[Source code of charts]
..............................

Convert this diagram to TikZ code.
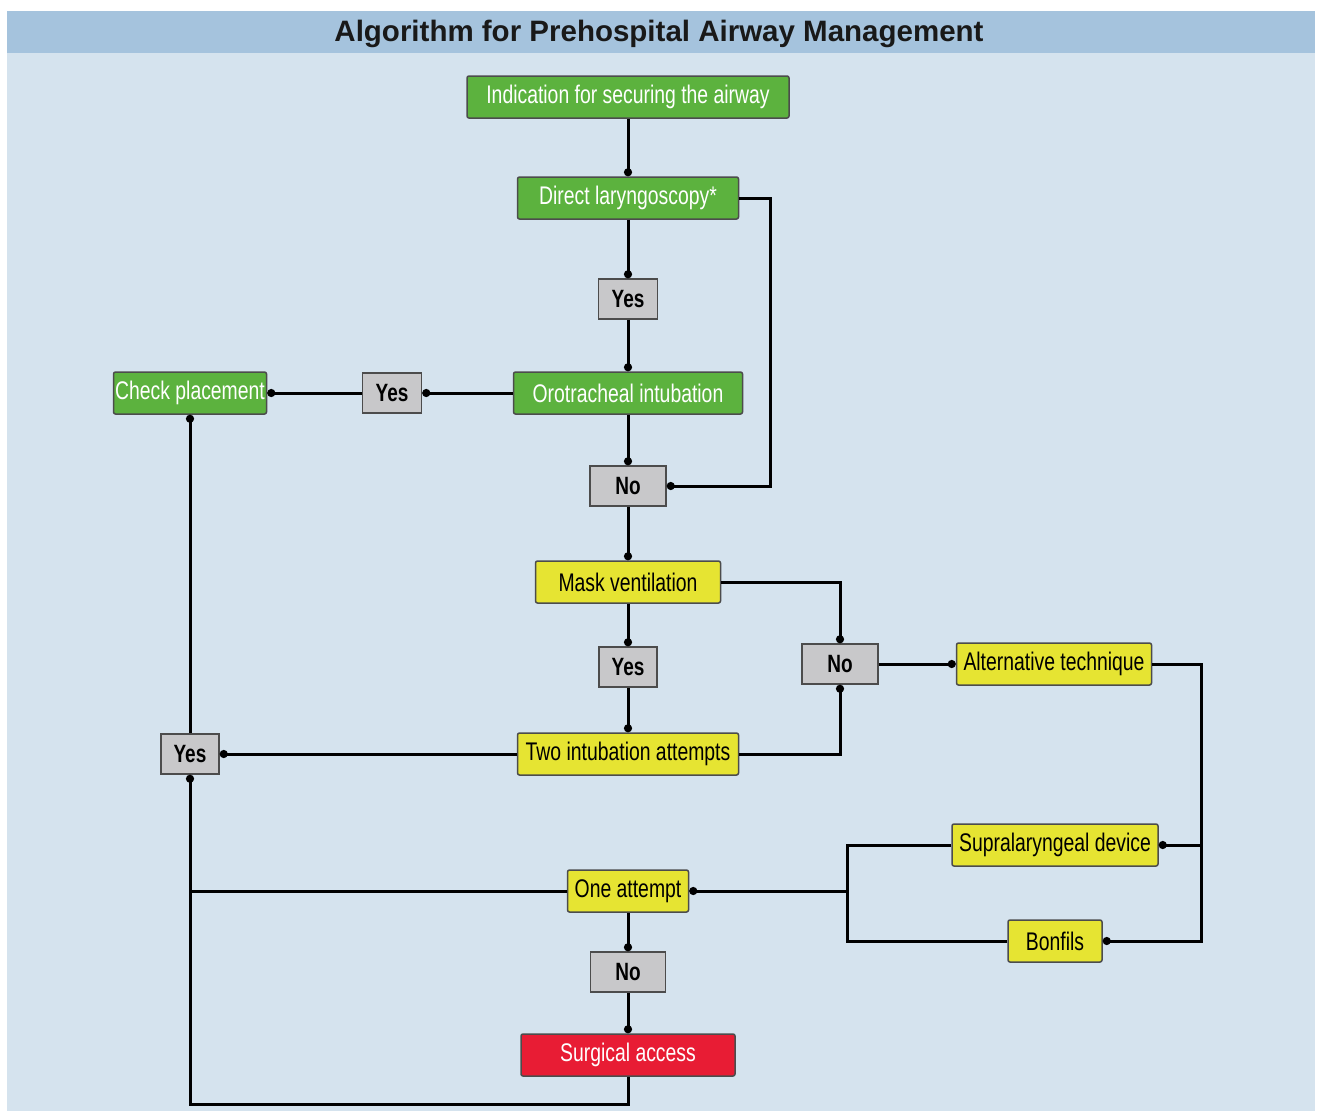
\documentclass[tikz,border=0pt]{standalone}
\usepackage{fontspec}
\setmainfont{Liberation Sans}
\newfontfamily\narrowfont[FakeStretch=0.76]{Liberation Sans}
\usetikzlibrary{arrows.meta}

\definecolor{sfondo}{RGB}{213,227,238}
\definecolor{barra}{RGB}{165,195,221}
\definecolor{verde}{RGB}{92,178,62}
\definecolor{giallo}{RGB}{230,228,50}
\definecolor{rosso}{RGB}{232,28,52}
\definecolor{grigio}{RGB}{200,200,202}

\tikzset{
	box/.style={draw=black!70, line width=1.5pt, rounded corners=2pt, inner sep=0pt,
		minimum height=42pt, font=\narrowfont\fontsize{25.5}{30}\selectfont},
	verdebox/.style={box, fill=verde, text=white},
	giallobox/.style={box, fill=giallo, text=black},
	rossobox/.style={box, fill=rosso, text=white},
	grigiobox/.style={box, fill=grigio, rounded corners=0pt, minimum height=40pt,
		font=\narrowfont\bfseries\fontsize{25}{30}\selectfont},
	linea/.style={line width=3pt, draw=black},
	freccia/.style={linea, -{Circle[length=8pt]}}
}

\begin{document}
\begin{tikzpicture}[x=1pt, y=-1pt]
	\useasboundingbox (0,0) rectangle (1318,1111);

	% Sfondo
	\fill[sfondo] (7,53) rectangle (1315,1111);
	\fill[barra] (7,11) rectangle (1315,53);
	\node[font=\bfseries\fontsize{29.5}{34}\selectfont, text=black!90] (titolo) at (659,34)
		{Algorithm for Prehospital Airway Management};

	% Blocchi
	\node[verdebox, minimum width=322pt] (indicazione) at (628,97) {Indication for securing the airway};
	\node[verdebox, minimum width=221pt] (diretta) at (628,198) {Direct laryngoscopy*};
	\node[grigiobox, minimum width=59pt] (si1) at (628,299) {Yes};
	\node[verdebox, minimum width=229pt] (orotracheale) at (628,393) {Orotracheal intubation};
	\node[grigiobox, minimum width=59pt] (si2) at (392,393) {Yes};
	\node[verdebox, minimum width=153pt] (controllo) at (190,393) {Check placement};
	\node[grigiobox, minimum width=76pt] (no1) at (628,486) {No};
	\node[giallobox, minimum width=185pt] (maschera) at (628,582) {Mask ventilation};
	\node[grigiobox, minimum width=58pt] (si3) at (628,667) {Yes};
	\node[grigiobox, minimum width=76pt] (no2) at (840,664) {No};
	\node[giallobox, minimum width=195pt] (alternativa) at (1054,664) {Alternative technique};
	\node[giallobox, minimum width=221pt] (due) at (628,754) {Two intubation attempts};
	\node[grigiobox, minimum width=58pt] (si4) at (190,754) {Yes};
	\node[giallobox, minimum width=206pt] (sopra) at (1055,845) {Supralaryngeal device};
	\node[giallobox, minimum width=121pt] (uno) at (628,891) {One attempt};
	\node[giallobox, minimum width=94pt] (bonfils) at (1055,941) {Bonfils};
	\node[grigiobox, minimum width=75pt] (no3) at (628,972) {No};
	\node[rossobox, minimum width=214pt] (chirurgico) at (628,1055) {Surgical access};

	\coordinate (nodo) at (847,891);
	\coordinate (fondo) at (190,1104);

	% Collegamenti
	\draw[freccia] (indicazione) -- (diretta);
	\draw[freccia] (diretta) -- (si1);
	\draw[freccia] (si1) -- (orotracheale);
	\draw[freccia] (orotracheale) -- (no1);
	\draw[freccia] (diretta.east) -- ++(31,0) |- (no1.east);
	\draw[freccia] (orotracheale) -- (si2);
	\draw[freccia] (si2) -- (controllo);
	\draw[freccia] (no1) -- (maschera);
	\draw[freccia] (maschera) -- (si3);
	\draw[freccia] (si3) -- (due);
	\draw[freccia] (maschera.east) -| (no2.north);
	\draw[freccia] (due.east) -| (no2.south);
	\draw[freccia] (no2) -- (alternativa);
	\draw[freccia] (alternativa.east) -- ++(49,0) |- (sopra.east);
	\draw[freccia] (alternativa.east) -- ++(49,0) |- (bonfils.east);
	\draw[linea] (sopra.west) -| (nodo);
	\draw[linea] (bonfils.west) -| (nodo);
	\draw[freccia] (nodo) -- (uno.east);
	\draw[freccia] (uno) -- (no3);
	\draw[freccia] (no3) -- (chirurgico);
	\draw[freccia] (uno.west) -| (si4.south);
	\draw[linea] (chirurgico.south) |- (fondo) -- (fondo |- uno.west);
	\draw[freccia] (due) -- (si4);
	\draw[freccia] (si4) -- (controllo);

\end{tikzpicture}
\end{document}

..............................

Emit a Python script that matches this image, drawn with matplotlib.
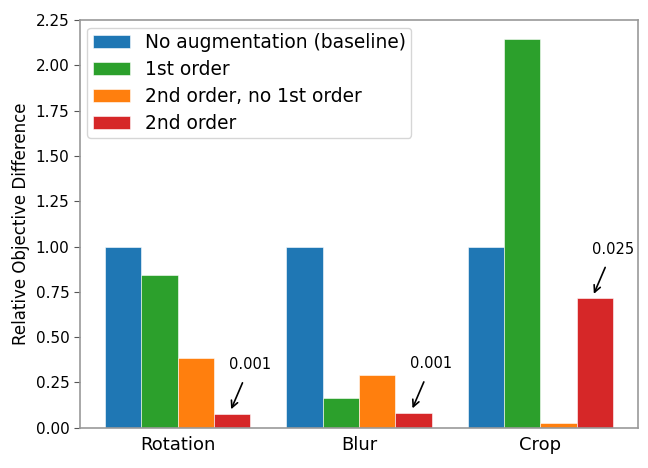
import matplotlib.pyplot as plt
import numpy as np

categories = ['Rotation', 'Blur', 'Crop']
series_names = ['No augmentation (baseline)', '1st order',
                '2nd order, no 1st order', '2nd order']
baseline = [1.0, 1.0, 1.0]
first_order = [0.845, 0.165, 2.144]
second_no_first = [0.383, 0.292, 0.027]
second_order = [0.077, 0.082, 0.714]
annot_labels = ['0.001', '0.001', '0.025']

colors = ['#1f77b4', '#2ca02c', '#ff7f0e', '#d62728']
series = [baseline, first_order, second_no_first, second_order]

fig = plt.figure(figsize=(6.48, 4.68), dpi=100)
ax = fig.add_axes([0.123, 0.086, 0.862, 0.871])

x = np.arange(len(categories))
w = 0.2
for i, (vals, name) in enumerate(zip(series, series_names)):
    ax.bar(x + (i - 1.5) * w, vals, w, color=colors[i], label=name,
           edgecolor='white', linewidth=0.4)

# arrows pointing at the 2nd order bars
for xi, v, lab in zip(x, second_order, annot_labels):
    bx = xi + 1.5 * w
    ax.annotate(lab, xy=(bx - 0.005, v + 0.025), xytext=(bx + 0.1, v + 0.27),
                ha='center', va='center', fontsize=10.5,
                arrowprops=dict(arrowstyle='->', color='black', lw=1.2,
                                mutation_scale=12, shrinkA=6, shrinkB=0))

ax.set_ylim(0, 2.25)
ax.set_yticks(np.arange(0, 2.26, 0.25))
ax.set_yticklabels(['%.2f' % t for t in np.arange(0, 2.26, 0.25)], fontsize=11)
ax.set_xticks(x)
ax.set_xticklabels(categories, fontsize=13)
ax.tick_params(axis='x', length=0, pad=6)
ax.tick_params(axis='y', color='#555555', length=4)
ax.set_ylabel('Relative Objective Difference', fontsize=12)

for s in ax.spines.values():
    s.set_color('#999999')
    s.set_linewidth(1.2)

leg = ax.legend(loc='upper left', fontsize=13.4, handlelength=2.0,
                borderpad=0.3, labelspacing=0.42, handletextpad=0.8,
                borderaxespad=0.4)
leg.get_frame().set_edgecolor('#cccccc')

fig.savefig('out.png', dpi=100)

..............................

In the listing above, find the line containing "Emit a Python" and the line containing "s.set_linewidth(1.2)". Reproduce those lines and all between them exactly, with no pictures and nothing more.

Emit a Python script that matches this image, drawn with matplotlib.
import matplotlib.pyplot as plt
import numpy as np

categories = ['Rotation', 'Blur', 'Crop']
series_names = ['No augmentation (baseline)', '1st order',
                '2nd order, no 1st order', '2nd order']
baseline = [1.0, 1.0, 1.0]
first_order = [0.845, 0.165, 2.144]
second_no_first = [0.383, 0.292, 0.027]
second_order = [0.077, 0.082, 0.714]
annot_labels = ['0.001', '0.001', '0.025']

colors = ['#1f77b4', '#2ca02c', '#ff7f0e', '#d62728']
series = [baseline, first_order, second_no_first, second_order]

fig = plt.figure(figsize=(6.48, 4.68), dpi=100)
ax = fig.add_axes([0.123, 0.086, 0.862, 0.871])

x = np.arange(len(categories))
w = 0.2
for i, (vals, name) in enumerate(zip(series, series_names)):
    ax.bar(x + (i - 1.5) * w, vals, w, color=colors[i], label=name,
           edgecolor='white', linewidth=0.4)

# arrows pointing at the 2nd order bars
for xi, v, lab in zip(x, second_order, annot_labels):
    bx = xi + 1.5 * w
    ax.annotate(lab, xy=(bx - 0.005, v + 0.025), xytext=(bx + 0.1, v + 0.27),
                ha='center', va='center', fontsize=10.5,
                arrowprops=dict(arrowstyle='->', color='black', lw=1.2,
                                mutation_scale=12, shrinkA=6, shrinkB=0))

ax.set_ylim(0, 2.25)
ax.set_yticks(np.arange(0, 2.26, 0.25))
ax.set_yticklabels(['%.2f' % t for t in np.arange(0, 2.26, 0.25)], fontsize=11)
ax.set_xticks(x)
ax.set_xticklabels(categories, fontsize=13)
ax.tick_params(axis='x', length=0, pad=6)
ax.tick_params(axis='y', color='#555555', length=4)
ax.set_ylabel('Relative Objective Difference', fontsize=12)

for s in ax.spines.values():
    s.set_color('#999999')
    s.set_linewidth(1.2)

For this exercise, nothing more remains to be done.